Two proposed pipelines to ship North Dakota’s oil bounty to Minnesota and beyond got adverse rulings from federal regulators on Friday, leaving the projects’ next steps uncertain.
The Federal Energy Regulatory Commission, which regulates interstate pipeline rates, rejected the rate structure for the $2.2 billion Sandpiper Pipeline proposed by Enbridge Inc. and separately threw out a case concerning the $650 million High Prairie Pipeline.
The regulatory actions could delay, though not necessarily kill, the two pipelines designed to transport 375,000 barrels per day of crude oil from the Bakken region in western North Dakota to oil terminals in Clearbrook, Minn., and Superior, Wis., that feed other pipelines.
North Dakota is now the nation’s No. 2 oil-producing state, behind Texas. But construction of pipelines to carry away the crude hasn’t kept up, depressing prices at the wellhead. Producers have turned to railroads instead: Tank cars now haul away two-thirds of North Dakota’s oil — a business that stands to gain from Friday’s rulings.

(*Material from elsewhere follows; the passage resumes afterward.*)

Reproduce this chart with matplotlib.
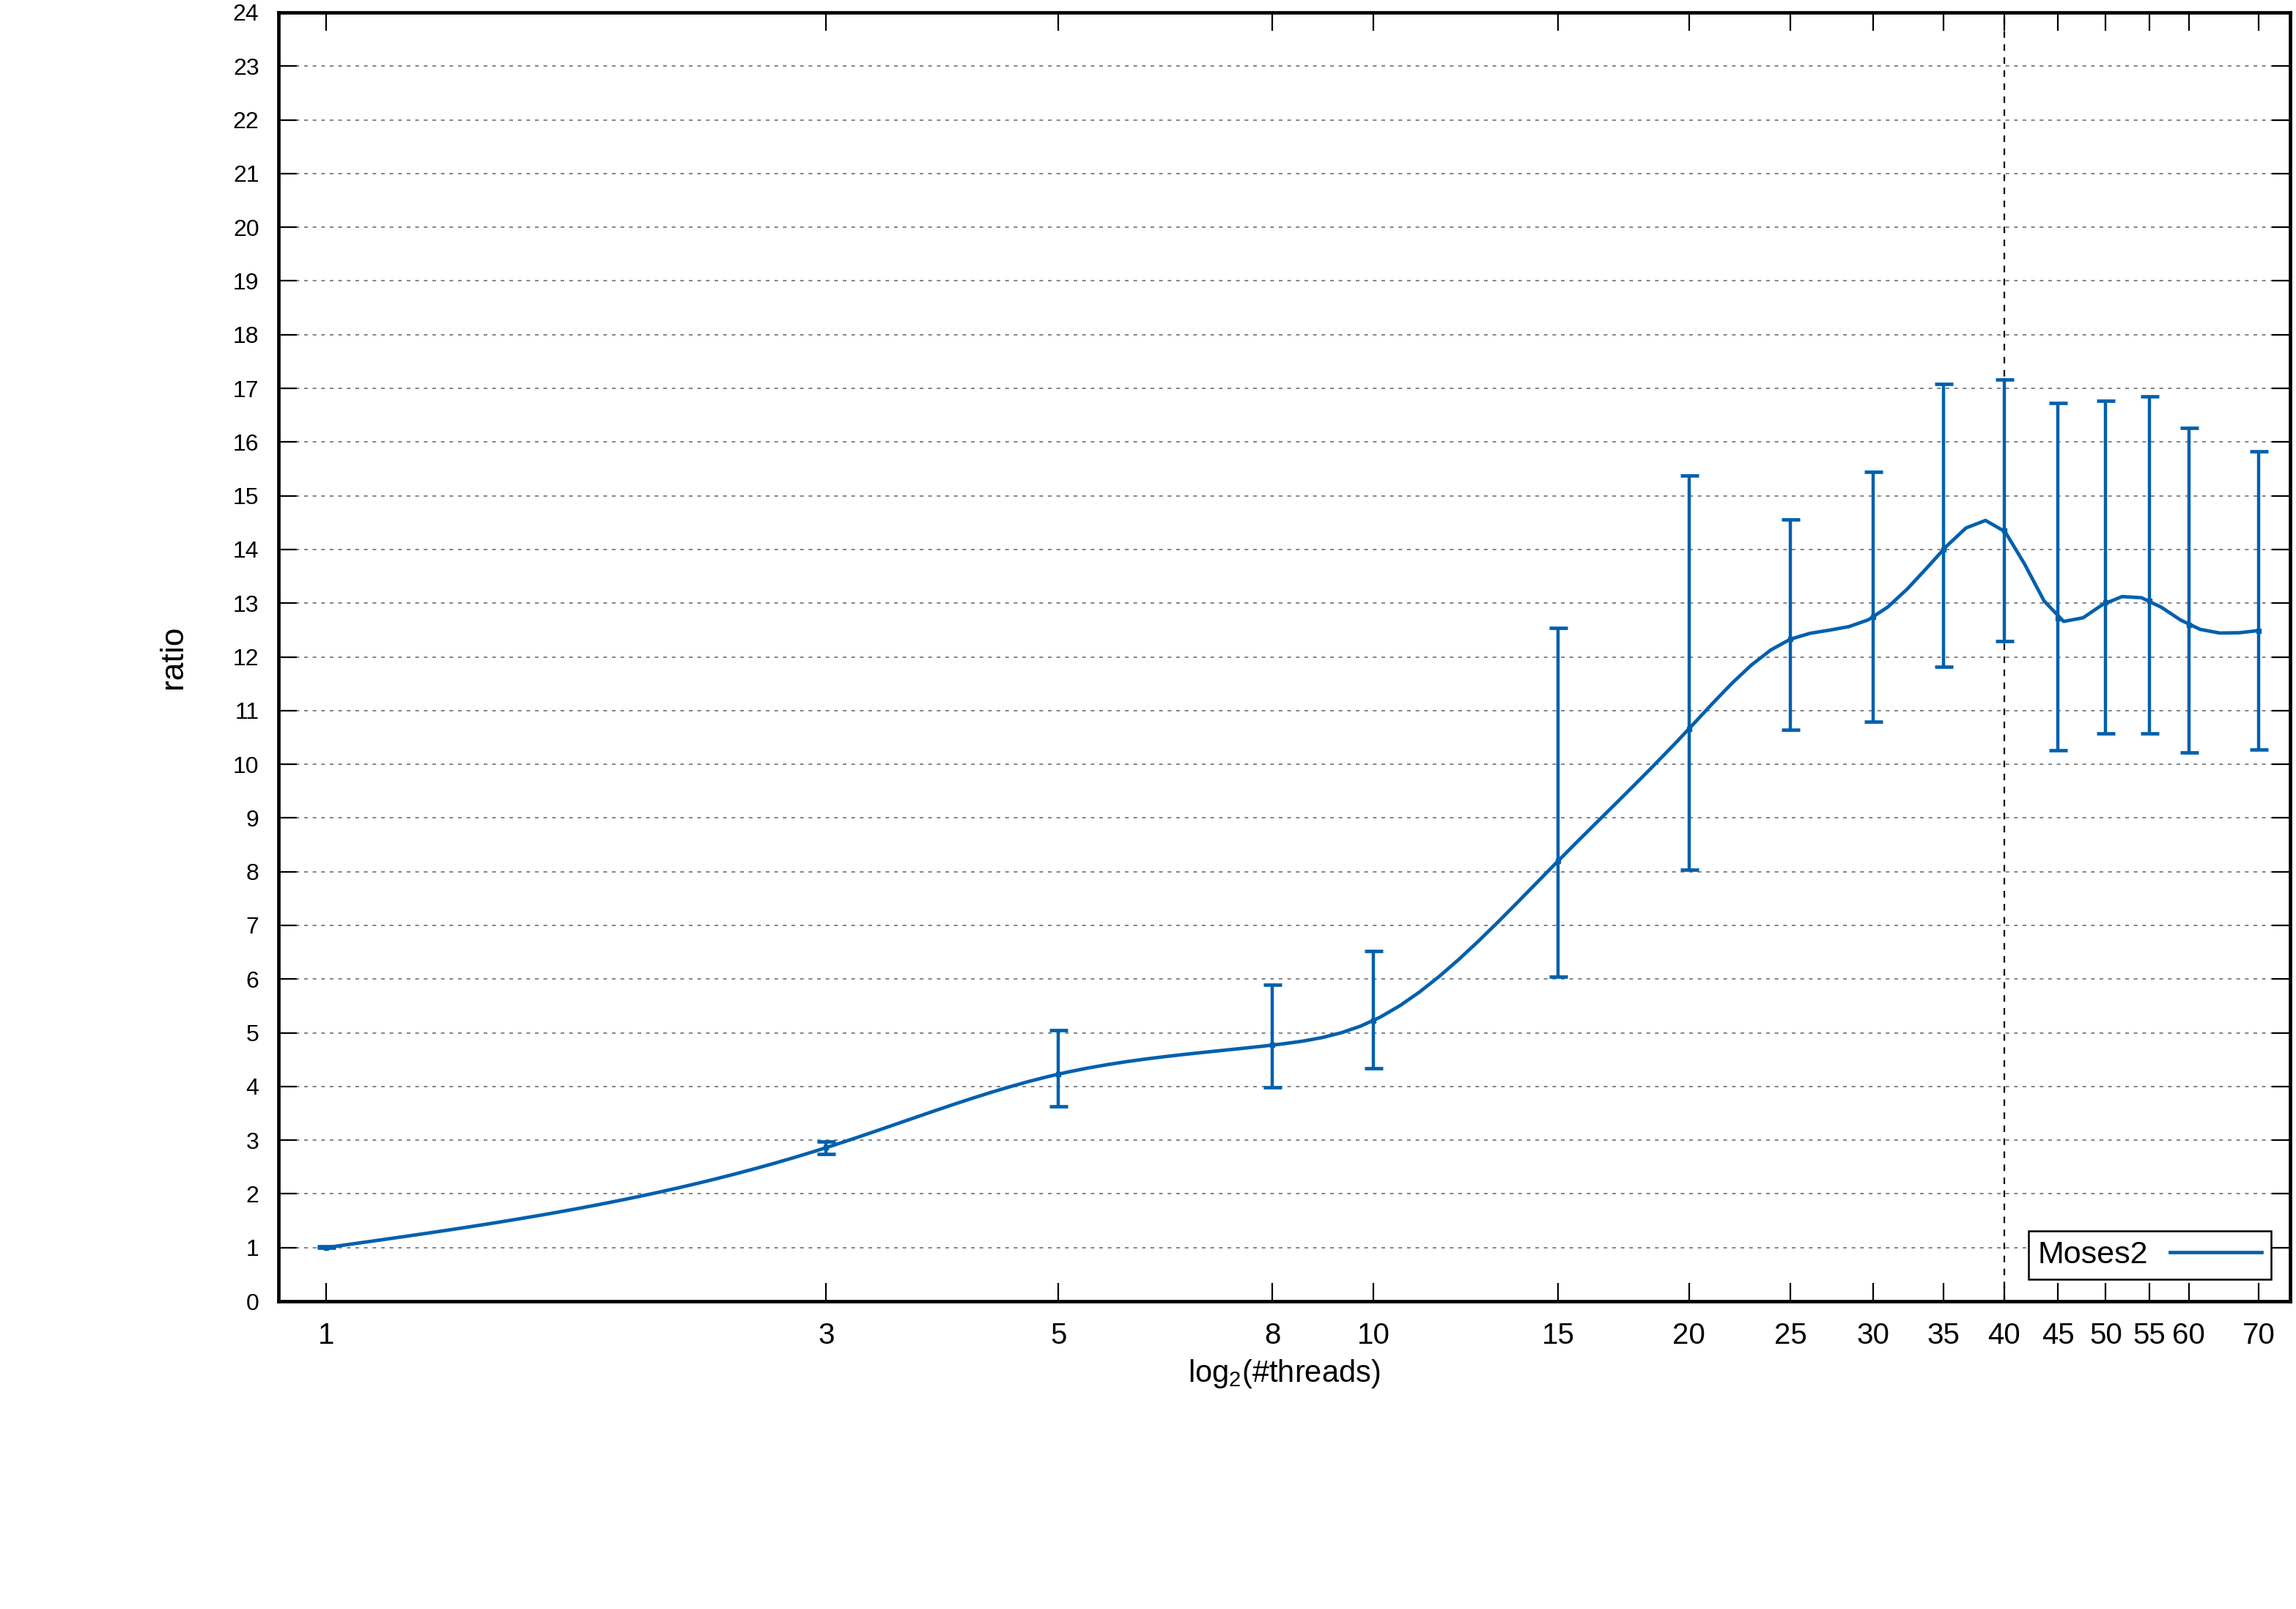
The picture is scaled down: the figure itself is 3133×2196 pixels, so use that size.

Enbridge spokesman Larry Springer said the Edmonton, Alberta-based pipeline company still plans to go ahead with the 618-mile Sandpiper line, but will reconsider its rate plan and submit it to the commission. “It really does not affect our planning and timetable,” he added.
Greg Ward, vice president and general counsel for High Prairie Pipeline, said the Durango, Colo.-based company still is reviewing what’s next for the proposed 450-mile, 150,000-barrel-per-day line. Construction hasn’t started because High Prairie complained that Enbridge sought unfair terms to connect the line to Enbridge’s Clearbrook terminal — a charge that company denies.
The commission concluded that it was premature to act on the High Prairie complaint because the two companies were still negotiating over the terminal connection. But Ward said High Prairie and Enbridge haven’t talked in months.
11 months, then no decision
“It is very frustrating that it took the commission 11 months to say that the parties are still negotiating, and thus it is premature and they can’t make a decision,” Ward said in an interview.
Enbridge’s Springer said High Prairie was given proposals not only to connect at Clearbrook, but also to tie into the planned Sandpiper line. “We believe we left the ball in their court,” he said.
Sandpiper has had its own controversy. The proposed rate structure provoked protests from Minnesota oil refineries and others who would be slapped with a $1.45-per-barrel surcharge to finance a section of pipeline to Superior that they wouldn’t use.
“We are not opposed to the project, just with how Enbridge intended to pay for it,” said Jake Reint, spokesman for the Flint Hills refinery in Rosemount.
In its order, the commission said Enbridge hadn’t submitted enough information for the rate structure, but the order didn’t directly address protests that Enbridge was trying to shift onto shippers much of the pipeline’s financial risks.
Friday’s regulatory actions don’t affect two other pipeline projects, TransCanada’s Keystone XL, which would cross Montana, South Dakota and Nebraska, and Enbridge’s plan to boost capacity on its Alberta Clipper pipeline from Edmonton to Clearbrook and Superior.
The U.S. State Department recently completed an environmental review of Keystone XL, and has started one for the Alberta Clipper.
Enbridge recently disclosed that its existing North Dakota pipeline — once oversubscribed for oil shipments — has lost business to railroads. Even Enbridge has jumped aboard the crude-to-rail boom, recently expanding its tank-car loading terminal in Berthold, N.D.
But Springer said pipelines remain the long-term, lower-cost solution — and a way to eliminate the price discount for North Dakota crude vs. other oil.
“Sandpiper is a good project,” he said. “Once the pipeline infrastructure is in place you are going to see the differentials that producers are receiving start to tighten up ... and it is going to be a better market out there.”